In addition to the languages previously mentioned, GreptimeDB also accommodates client libraries for other languages supported by InfluxDB. You can code in your language of choice by referencing the connection information and code snippets provided earlier.

Query data

GreptimeDB does not support Flux and InfluxQL, opting instead for SQL and PromQL.

SQL is a universal language designed for managing and manipulating relational databases. With flexible capabilities for data retrieval, manipulation, and analytics, it is also reduce the learning curve for users who are already familiar with SQL.

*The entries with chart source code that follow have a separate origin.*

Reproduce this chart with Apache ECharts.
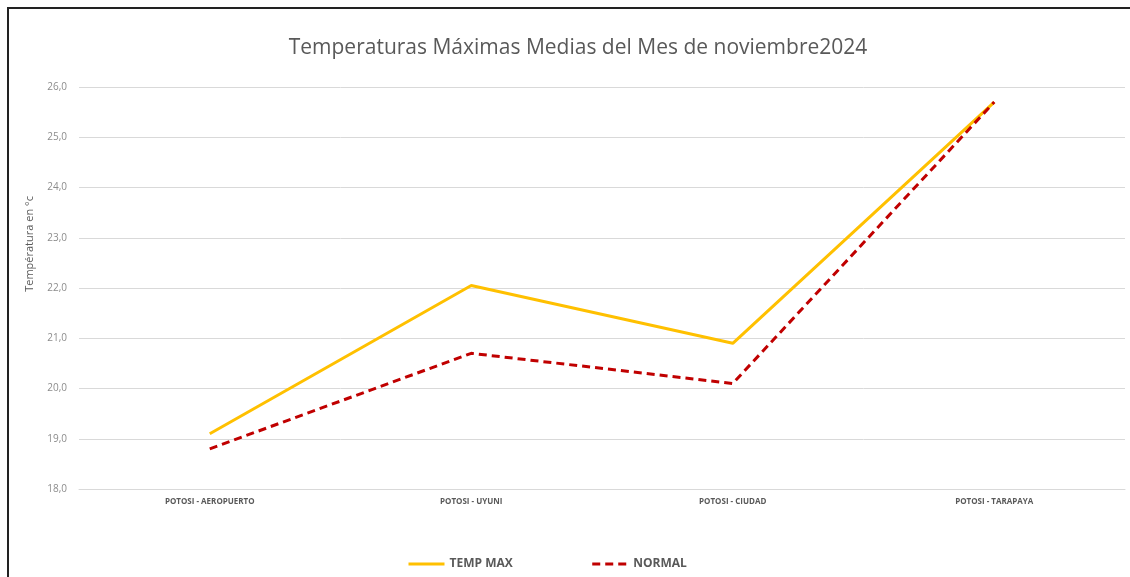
<!DOCTYPE html>
<html>
<head>
<meta charset="utf-8">
<script src="https://cdn.jsdelivr.net/npm/echarts@6/dist/echarts.min.js"></script>
<style>
  html, body { margin: 0; padding: 0; background: #fff; }
  #chart { width: 1130px; height: 577px; }
  .frame {
    position: absolute; left: 7px; top: 7px; right: 0; bottom: 0;
    border-left: 2px solid #222; border-top: 2px solid #222;
    pointer-events: none;
  }
</style>
</head>
<body>
<div id="chart"></div>
<div class="frame"></div>
<script>
const categories = ["POTOSI - AEROPUERTO", "POTOSI - UYUNI", "POTOSI - CIUDAD", "POTOSI - TARAPAYA"];
const tempMax = [19.1, 22.05, 20.9, 25.7];
const normal = [18.8, 20.7, 20.1, 25.7];

const chart = echarts.init(document.getElementById("chart"));
const font = "'Open Sans', 'Noto Sans', sans-serif";

chart.setOption({
  animation: false,
  textStyle: { fontFamily: font },
  title: {
    text: "Temperaturas Máximas Medias del Mes de noviembre2024",
    left: 573,
    textAlign: "center",
    top: 33,
    textStyle: { fontSize: 21, fontWeight: "normal", color: "#595959", fontFamily: font },
  },
  grid: { left: 79, right: 5, top: 87, bottom: 88 },
  legend: {
    left: 402,
    top: 553,
    itemWidth: 36,
    itemHeight: 14,
    itemGap: 78,
    itemStyle: { opacity: 0 },
    lineStyle: { width: 3 },
    textStyle: { fontSize: 12, fontWeight: "bold", color: "#595959" },
    data: ["TEMP MAX", "NORMAL"],
  },
  graphic: [
    {
      type: "text",
      left: 24,
      top: 196,
      rotation: Math.PI / 2,
      style: {
        text: "Températura en °c",
        fill: "#595959",
        font: "11px " + font,
      },
    },
  ],
  xAxis: {
    type: "category",
    data: categories,
    boundaryGap: true,
    axisTick: { show: false },
    axisLine: { lineStyle: { color: "#d9d9d9", width: 1 } },
    axisLabel: { fontSize: 8, fontWeight: "bold", color: "#595959", margin: 9 },
  },
  yAxis: {
    type: "value",
    min: 18,
    max: 26,
    interval: 1,
    axisLabel: {
      fontSize: 10,
      color: "#8c8c8c",
      margin: 12,
      formatter: (v) => v.toFixed(1).replace(".", ","),
    },
    splitLine: { lineStyle: { color: "#d9d9d9", width: 1 } },
  },
  series: [
    {
      name: "TEMP MAX",
      type: "line",
      data: tempMax,
      symbol: "none",
      lineStyle: { color: "#FFC000", width: 3 },
      itemStyle: { color: "#FFC000" },
    },
    {
      name: "NORMAL",
      type: "line",
      data: normal,
      symbol: "none",
      lineStyle: { color: "#C00000", width: 3, type: [8, 5] },
      itemStyle: { color: "#C00000" },
    },
  ],
});
</script>
</body>
</html>
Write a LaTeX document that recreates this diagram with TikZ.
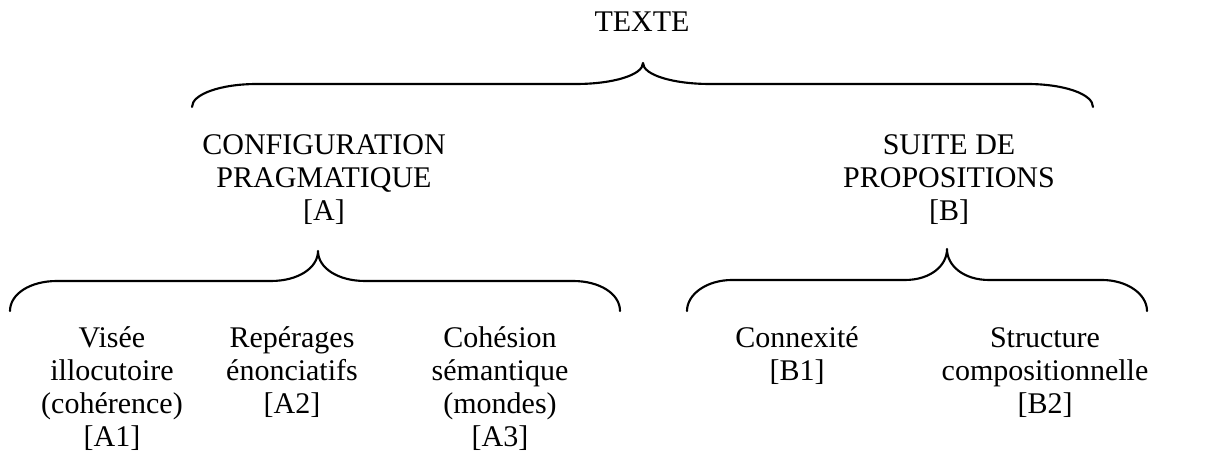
\documentclass[tikz,border=0pt]{standalone}
\usepackage{fontspec}
\setmainfont{Liberation Serif}
% centred multi-line block whose baseline is the first line
\newcommand\lignes[1]{\begin{tabular}[t]{@{}c@{}}#1\end{tabular}}
\tikzset{
  lbl/.style={anchor=base, inner sep=0pt, outer sep=0pt,
    font=\fontsize{12pt}{13.2pt}\selectfont},
  accolade/.style={line width=0.85pt, line cap=round, line join=round}
}
\begin{document}
\begin{tikzpicture}[x=0.4pt,y=-0.4pt]
\useasboundingbox (0,0) rectangle (1207,457);

% ---- texts -----------------------------------------------------------
\node[lbl] (texte) at (642,32) {TEXTE};
\node[lbl] (A) at (324,155) {\lignes{CONFIGURATION\\PRAGMATIQUE\\{}[A]}};
\node[lbl] (B) at (949,155) {\lignes{SUITE DE\\PROPOSITIONS\\{}[B]}};
\node[lbl] (A1) at (112,348) {\lignes{Visée\\illocutoire\\(cohérence)\\{}[A1]}};
\node[lbl] (A2) at (292,348) {\lignes{Repérages\\énonciatifs\\{}[A2]}};
\node[lbl] (A3) at (500,348) {\lignes{Cohésion\\sémantique\\(mondes)\\{}[A3]}};
\node[lbl] (B1) at (797,348) {\lignes{Connexité\\{}[B1]}};
\node[lbl] (B2) at (1045,348) {\lignes{Structure\\compositionnelle\\{}[B2]}};

% ---- braces ----------------------------------------------------------
% top brace under TEXTE
\coordinate (t1) at (192,107);
\coordinate (t2) at (1093,107);
\coordinate (tt) at (643,63);
\draw[accolade] (t1)
  .. controls (192,94) and (221,84) .. (257,84)
  -- (576,84)
  .. controls (613,84) and (643,75) .. (tt)
  .. controls (643,75) and (673,84) .. (710,84)
  -- (1027,84)
  .. controls (1064,84) and (1093,94) .. (t2);

% brace under [A]
\coordinate (a1) at (10,311);
\coordinate (a2) at (620,311);
\coordinate (at) at (318,251);
\draw[accolade] (a1)
  .. controls (10,294) and (30,281) .. (57,281)
  -- (271,281)
  .. controls (298,281) and (318,268) .. (at)
  .. controls (318,268) and (338,281) .. (365,281)
  -- (573,281)
  .. controls (600,281) and (620,294) .. (a2);

% brace under [B]
\coordinate (b1) at (687,311);
\coordinate (b2) at (1147,311);
\coordinate (bt) at (947,249);
\draw[accolade] (b1)
  .. controls (687,294) and (707,280) .. (732,280)
  -- (905,280)
  .. controls (930,280) and (947,266) .. (bt)
  .. controls (947,266) and (964,280) .. (989,280)
  -- (1102,280)
  .. controls (1127,280) and (1147,294) .. (b2);
\end{tikzpicture}
\end{document}
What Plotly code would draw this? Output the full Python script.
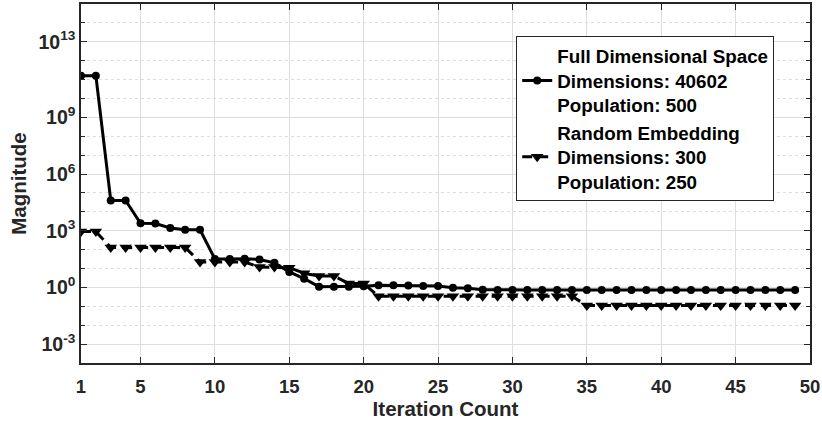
import plotly.graph_objects as go

iterations = list(range(1, 50))

full_dim = [1.6e11, 1.6e11, 4.0e4, 4.0e4, 2.5e3, 2.4e3, 1.4e3, 1.12e3, 1.12e3,
            32, 32, 33, 30, 20, 6.6, 2.9, 1.1, 1.1, 1.1, 1.15, 1.3, 1.3, 1.25,
            1.2, 1.2, 0.95, 0.9, 0.76] + [0.73] * 21

random_emb = [900, 900, 130, 130, 130, 130, 130, 130, 22, 22, 22, 22, 12, 12,
              11, 5.6, 4.0, 4.0, 1.6, 1.6] + [0.34] * 14 + [0.11] * 15

full_label = "Full Dimensional Space<br>Dimensions: 40602<br>Population: 500"
rand_label = "Random Embedding<br>Dimensions: 300<br>Population: 250"

x_ticks = [1, 5, 10, 15, 20, 25, 30, 35, 40, 45, 50]
y_tick_exp = [-3, 0, 3, 6, 9, 13]
y_minor_exp = list(range(-4, 16))

FONT = "Liberation Sans, Arial, sans-serif"
AX = "#262626"
GRID = "#dedede"

fig = go.Figure()
fig.add_trace(go.Scatter(
    x=iterations, y=full_dim, name=full_label, mode="lines+markers",
    line=dict(color="black", width=3),
    marker=dict(symbol="circle", size=8, color="black"),
))
fig.add_trace(go.Scatter(
    x=iterations, y=random_emb, name=rand_label, mode="lines+markers",
    line=dict(color="black", width=3, dash="10px,6px"),
    marker=dict(symbol="triangle-down", size=11, color="black"),
))

fig.update_layout(
    width=822, height=424,
    margin=dict(l=81, r=12, t=4, b=61),
    paper_bgcolor="white", plot_bgcolor="white",
    font=dict(family=FONT, color=AX, size=18, weight="bold"),
    legend=dict(
        x=0.597, y=0.91, xanchor="left", yanchor="top",
        bgcolor="white", bordercolor=AX, borderwidth=1,
        font=dict(family=FONT, size=18.8, color="black", weight="bold"),
        itemwidth=30, valign="middle", tracegroupgap=0,
    ),
    showlegend=True,
)

fig.update_xaxes(
    range=[1, 50], tickmode="array", tickvals=x_ticks, automargin=False,
    ticks="inside", ticklen=6, tickcolor=AX, tickwidth=1.2,
    showline=True, linecolor=AX, linewidth=1.5, mirror="ticks",
    showgrid=True, gridcolor=GRID, gridwidth=1, zeroline=False,
    tickfont=dict(family=FONT, size=18.5, color=AX, weight="bold"),
    ticklabelstandoff=6,
    title=dict(text="Iteration Count", standoff=2,
               font=dict(family=FONT, size=20.5, color=AX, weight="bold")),
)

fig.update_yaxes(
    type="log", range=[-4, 15], tickmode="array", automargin=False,
    tickvals=[10.0 ** e for e in y_tick_exp],
    ticktext=["10<sup>%d</sup>" % e for e in y_tick_exp],
    ticks="inside", ticklen=6, tickcolor=AX, tickwidth=1.2,
    showline=True, linecolor=AX, linewidth=1.5, mirror="ticks",
    showgrid=True, gridcolor=GRID, gridwidth=1, zeroline=False,
    tickfont=dict(family=FONT, size=19.5, color=AX, weight="bold"),
    minor=dict(tickmode="array", tickvals=[10.0 ** e for e in y_minor_exp],
               ticks="inside", ticklen=4, tickcolor=AX,
               showgrid=True, gridcolor=GRID, griddash="dot", gridwidth=1),
    title=dict(text="Magnitude", standoff=6,
               font=dict(family=FONT, size=20.5, color=AX, weight="bold")),
)

fig.write_html("out.html", config={"displayModeBar": False},
               post_script="document.body.style.margin='0';")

PromQL (Prometheus Query Language) allows users to select and aggregate time series data in real time, The result of an expression can either be shown as a graph, viewed as tabular data in Prometheus's expression browser, or consumed by external systems via the HTTP API.

Suppose you are querying the maximum cpu usage from the monitor table, recorded over the past 24 hours. In influxQL, the query might look something like this:

SELECT 
   MAX("cpu") 
FROM 
   "monitor" 
WHERE 
   time > now() - 24h 
GROUP BY 
   time(1h)

This InfluxQL query computes the maximum value of the cpu field from the monitor table, considering only the data where the time is within the last 24 hours. The results are then grouped into one-hour intervals.

In Flux, the query might look something like this:

from(bucket: "public")
  |> range(start: -24h)
  |> filter(fn: (r) => r._measurement == "monitor")
  |> aggregateWindow(every: 1h, fn: max)

The similar query in GreptimeDB SQL would be:

SELECT
    ts,
    host,
    AVG(cpu) RANGE '1h' as mean_cpu
FROM
    monitor
WHERE
    ts > NOW() - INTERVAL '24 hours'
ALIGN '1h' TO NOW
ORDER BY ts DESC;

In this SQL query, the RANGE clause determines the time window for the AVG(cpu) aggregation function, while the ALIGN clause sets the alignment time for the time series data. For more information on time window grouping, please refer to the Aggregate data by time window document.

The similar query in PromQL would be something like:

avg_over_time(monitor[1h])

To query time series data from the last 24 hours, you need to execute this PromQL, using the start and end parameters of the HTTP API to define the time range. For more information on PromQL, please refer to the PromQL document.

Visualize data

It is recommended using Grafana to visualize data in GreptimeDB. Please refer to the Grafana documentation for details on configuring GreptimeDB.

Migrate data

For a seamless migration of data from InfluxDB to GreptimeDB, you can follow these steps:

Double write to GreptimeDB and InfluxDB

Write data to both GreptimeDB and InfluxDB to avoid data loss during migration.
Export all historical data from InfluxDB and import the data into GreptimeDB.
Stop writing data to InfluxDB and remove the InfluxDB server.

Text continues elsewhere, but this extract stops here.